A couple of years ago I went to the George Eastman Museum to see a selection of photographs from the museum’s archives.

Most exhibitions focus on just one artist or one style of art, but this one was a broad mix of styles and time periods that allowed for some nice comparisons.

Comparing the older work to the newer I immediately saw a shift in subject matter and photographic style.

The older works focused on complex subjects like people (John Thomson), landscapes, or architecture (Frederick H. Evans). The photographers put tremendous effort into the composition, lighting, and printing of their photographs in order to achieve the most intricate details and the most subtle shadings possible.

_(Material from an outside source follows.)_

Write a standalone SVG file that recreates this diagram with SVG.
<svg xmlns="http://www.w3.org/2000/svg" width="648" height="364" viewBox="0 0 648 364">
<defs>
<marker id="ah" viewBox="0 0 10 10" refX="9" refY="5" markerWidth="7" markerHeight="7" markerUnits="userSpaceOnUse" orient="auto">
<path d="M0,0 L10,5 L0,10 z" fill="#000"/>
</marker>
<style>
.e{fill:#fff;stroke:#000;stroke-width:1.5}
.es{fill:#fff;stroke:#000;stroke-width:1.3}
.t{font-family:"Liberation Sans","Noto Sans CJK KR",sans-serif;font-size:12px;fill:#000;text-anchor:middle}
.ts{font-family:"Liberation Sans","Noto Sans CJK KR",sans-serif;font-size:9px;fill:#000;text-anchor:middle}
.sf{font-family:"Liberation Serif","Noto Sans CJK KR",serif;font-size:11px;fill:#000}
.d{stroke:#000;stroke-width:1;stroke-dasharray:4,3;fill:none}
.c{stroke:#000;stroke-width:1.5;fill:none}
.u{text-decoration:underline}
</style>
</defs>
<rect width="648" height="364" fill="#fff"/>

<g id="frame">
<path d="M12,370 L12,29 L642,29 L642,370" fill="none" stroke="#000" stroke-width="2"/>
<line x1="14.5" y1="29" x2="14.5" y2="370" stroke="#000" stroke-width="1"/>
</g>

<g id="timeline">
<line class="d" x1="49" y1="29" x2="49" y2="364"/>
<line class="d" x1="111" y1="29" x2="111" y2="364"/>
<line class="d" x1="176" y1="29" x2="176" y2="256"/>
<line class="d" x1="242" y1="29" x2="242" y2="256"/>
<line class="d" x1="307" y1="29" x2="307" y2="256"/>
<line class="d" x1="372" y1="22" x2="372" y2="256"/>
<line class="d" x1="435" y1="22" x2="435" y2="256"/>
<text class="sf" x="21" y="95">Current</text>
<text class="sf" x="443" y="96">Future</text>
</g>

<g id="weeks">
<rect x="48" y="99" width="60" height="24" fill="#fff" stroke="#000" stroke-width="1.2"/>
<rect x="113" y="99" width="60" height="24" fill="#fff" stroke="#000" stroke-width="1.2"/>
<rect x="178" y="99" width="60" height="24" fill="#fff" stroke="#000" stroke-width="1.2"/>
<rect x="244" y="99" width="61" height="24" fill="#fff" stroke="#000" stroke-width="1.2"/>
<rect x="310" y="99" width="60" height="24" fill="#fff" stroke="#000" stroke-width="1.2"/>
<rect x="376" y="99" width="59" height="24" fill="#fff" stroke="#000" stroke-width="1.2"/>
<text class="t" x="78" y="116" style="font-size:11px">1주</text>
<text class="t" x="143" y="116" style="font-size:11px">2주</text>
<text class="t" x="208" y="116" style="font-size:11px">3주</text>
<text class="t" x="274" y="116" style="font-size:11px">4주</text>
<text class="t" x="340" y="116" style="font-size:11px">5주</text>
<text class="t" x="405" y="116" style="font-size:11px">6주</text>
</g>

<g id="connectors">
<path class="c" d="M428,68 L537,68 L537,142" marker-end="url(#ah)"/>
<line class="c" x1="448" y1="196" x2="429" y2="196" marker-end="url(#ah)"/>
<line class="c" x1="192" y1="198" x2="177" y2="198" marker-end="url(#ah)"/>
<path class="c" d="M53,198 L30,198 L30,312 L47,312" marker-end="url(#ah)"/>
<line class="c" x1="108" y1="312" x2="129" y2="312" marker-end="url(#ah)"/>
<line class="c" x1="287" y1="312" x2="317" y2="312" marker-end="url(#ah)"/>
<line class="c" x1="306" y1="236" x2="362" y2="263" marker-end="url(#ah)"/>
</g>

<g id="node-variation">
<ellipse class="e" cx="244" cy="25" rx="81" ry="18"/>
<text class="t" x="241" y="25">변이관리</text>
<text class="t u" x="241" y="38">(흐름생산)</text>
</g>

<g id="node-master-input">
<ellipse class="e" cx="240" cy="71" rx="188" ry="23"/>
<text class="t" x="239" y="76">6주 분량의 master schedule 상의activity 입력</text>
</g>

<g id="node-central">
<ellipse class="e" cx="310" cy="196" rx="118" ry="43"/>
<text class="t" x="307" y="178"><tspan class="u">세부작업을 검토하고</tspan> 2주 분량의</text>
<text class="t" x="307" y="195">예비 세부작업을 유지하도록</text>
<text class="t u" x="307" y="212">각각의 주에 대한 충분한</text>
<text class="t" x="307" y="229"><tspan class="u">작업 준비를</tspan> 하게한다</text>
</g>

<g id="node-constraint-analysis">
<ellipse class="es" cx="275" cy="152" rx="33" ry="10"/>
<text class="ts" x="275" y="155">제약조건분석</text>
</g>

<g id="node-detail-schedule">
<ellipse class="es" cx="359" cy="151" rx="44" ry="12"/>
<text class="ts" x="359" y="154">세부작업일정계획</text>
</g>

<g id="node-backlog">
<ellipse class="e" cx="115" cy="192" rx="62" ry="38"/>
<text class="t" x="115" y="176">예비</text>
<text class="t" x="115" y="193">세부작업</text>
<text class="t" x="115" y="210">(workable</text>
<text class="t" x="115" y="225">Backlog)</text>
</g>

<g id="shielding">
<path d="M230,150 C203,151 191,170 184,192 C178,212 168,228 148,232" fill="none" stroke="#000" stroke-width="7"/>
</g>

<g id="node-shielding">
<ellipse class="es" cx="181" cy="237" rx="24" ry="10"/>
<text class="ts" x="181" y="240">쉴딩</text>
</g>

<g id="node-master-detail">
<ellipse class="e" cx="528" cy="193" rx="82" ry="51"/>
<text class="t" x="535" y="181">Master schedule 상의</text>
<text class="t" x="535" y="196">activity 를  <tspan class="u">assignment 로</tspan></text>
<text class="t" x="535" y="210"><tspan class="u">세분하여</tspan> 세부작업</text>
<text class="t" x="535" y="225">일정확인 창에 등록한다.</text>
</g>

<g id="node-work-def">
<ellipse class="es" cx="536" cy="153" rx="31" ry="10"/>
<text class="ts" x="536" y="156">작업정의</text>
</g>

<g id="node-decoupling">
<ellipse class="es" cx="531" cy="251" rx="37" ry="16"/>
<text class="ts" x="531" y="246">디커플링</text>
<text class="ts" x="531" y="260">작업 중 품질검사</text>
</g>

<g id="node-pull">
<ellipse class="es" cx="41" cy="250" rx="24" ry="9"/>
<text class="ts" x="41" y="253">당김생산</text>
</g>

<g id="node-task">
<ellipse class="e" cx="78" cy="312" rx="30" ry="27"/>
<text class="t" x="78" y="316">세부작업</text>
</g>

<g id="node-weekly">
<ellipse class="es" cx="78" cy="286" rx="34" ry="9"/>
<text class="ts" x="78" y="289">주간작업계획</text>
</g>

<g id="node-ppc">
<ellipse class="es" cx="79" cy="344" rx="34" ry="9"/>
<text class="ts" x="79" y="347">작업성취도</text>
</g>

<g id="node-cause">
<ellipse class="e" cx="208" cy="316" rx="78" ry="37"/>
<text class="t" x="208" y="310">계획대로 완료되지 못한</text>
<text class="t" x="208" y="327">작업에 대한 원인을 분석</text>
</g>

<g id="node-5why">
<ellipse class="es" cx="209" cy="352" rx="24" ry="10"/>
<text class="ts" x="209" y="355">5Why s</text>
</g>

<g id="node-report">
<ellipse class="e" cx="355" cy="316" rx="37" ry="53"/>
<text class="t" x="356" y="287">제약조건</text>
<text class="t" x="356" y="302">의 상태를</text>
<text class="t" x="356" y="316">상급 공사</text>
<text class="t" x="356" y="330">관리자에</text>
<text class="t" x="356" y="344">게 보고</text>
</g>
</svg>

Evans used the platinum process and Thomson used a process called Woodbury-type that is especially complex.

The newer works were much simpler in both subject matter and photographic technique. Instead of sunlight filtering through the windows of ornate cathedrals we see evenly lit simple shots of cell phone towers (Robert Voit). Instead of complex human scenes we see a hat or an egg on a blank background of a few primary colors with almost no shading (Neil Winokur).

The thought that came to my mind was that the earlier works had the photograph itself in mind while the later ones focused on something else entirely.

The older photographs were deeper with multiple layers designed to entice viewers into the world of the photograph, to wander around and poke about in the dim corners.

There’s plenty to see and explore. The photographs and the photographer are central to the experience of the images.

The modern photographs are not designed to draw viewers in.

They’re like road signs that direct viewers away from themselves to something else. They point off to a realm of abstraction and deconstruction. The photographs themselves are of little importance, they merely symbolize concepts. The simpler the image and the less distracting the form and shading the better.

I’d classify the brightly colored mundane objects as Pop a la Andy Warhol or Roy Lichtenstein and the cell towers as Deadpan as in deadpan expressions which is what people (and buildings too) wear in these types of photographs. Since they’re both conceptual in nature, we could probably lump them together under the Conceptual photography heading.

You don’t see much Pop photography anymore, but you see a whole mess of Deadpan. Deadpan is really in right now.